CSAA Insurance Exchange will pay an average rate increase of around 50 percent across its 2020 catastrophe programme in a new indication of the radical repricing of accounts with wildfire exposure in California, according to reinsurance market sources.
In a statement to this publication, CSAA said it believed the increase paid on a risk-adjusted basis was 16 percent. The discrepancy is believed to reflect CSAA’s significantly increased expected loss as a result of a changed view of wildfire risk.
The carrier, which is the Northern California insurance arm of the American Automobile Association, was hit heavily by the 2017 Northern California wildfires and the Camp Fire in 2018.
Sources said that CSAA’s loss for the Camp Fire was just below $1bn net of subrogation, while the 2017 wildfire loss was around $800mn.
It is understood that CSAA’s 2020 cat reinsurance programme, which incepts at 1 January, has already been placed – as in 2018, the carrier has bought cover before the current year wildfire season.
Sources said that across the programme it paid an average rate increase of around 50 percent.
SNL data reveals that in 2018, CSAA’s top five reinsurers by gross recoverables were RenaissanceRe Europe, Munich Re, Catlin Syndicate 2003, MS Amlin Syndicate 2001 and Tokio Marine Kiln Syndicate 510.
The renewal is an indication of the impact Californian wildfire losses in the last two years may have on 2020 pricing.

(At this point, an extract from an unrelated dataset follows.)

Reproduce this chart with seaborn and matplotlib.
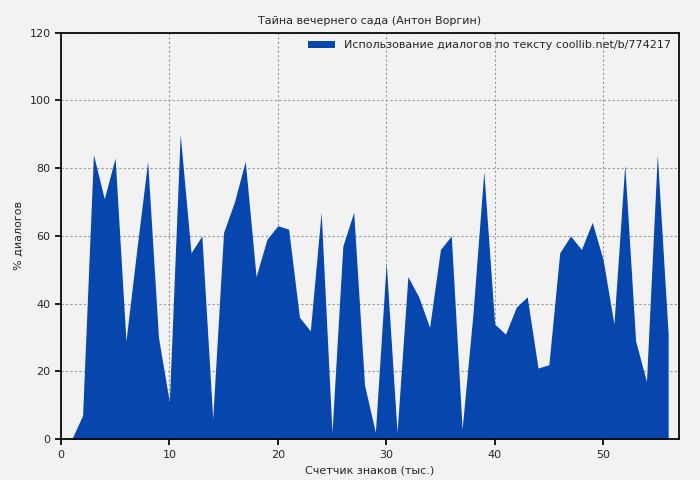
import matplotlib
matplotlib.use('Agg')
import matplotlib.pyplot as plt
import seaborn as sns
import pandas as pd

# x in thousands of characters, y in % of dialogue
chars_k = list(range(1, 57))
dialog_pct = [0, 7, 84, 71, 83, 29, 56, 82, 30, 11,
              90, 55, 60, 6, 61, 70, 82, 48, 59, 63,
              62, 36, 32, 67, 2, 57, 67, 16, 2, 52,
              2, 48, 42, 33, 56, 60, 3, 37, 79, 34,
              31, 39, 42, 21, 22, 55, 60, 56, 64, 53,
              34, 81, 29, 17, 84, 31]

df = pd.DataFrame({'x': chars_k, 'y': dialog_pct})

sns.set_theme(style='ticks', rc={'axes.facecolor': '#f2f2f2',
                                 'figure.facecolor': '#f2f2f2'})
plt.rcParams['font.family'] = ['DejaVu Sans']
blue = '#0746ad'

fig, ax = plt.subplots(figsize=(7, 4.8), dpi=100)
ax.fill_between(df['x'], df['y'], color=blue, linewidth=0,
                label='Использование диалогов по тексту coollib.net/b/774217')

ax.set_xlim(0, 57)
ax.set_ylim(0, 120)
ax.set_xticks(range(0, 51, 10))
ax.set_yticks(range(0, 121, 20))
ax.grid(True, color='#999999', linestyle=(0, (2, 2)), linewidth=0.8)
ax.tick_params(labelsize=8, direction='out', length=4, color='black')
for s in ax.spines.values():
    s.set_color('black')

ax.set_title('Тайна вечернего сада (Антон Воргин)', fontsize=8)
ax.set_xlabel('Счетчик знаков (тыс.)', fontsize=8)
ax.set_ylabel('% диалогов', fontsize=8)
ax.legend(loc='upper right', frameon=False, fontsize=8,
          handlelength=2.5, borderaxespad=0.3)

plt.subplots_adjust(left=0.087, right=0.97, top=0.932, bottom=0.085)
plt.savefig('out.png', dpi=100)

The 2017 and 2018 fires, which according to Standard & Poor’s caused around $33bn in insured losses, have driven reinsurers to take a drastically more conservative view of wildfire risk.
A number of insurers in the state booked large wildfire losses last year, with implications for their reinsurance programmes.
Mercury General, which handed $216mn in wildfire losses to its reinsurers in 2018, doubled its cat limit to $589mn when it renewed its programme in July, as well as raising its retention from $10mn to $40mn.
AM Best placed the financial strength rating of California Capital Insurance Company under review in December, after the company went through the top of its $250mn reinsurance programme. It has since agreed to be acquired by Auto-Owners Insurance.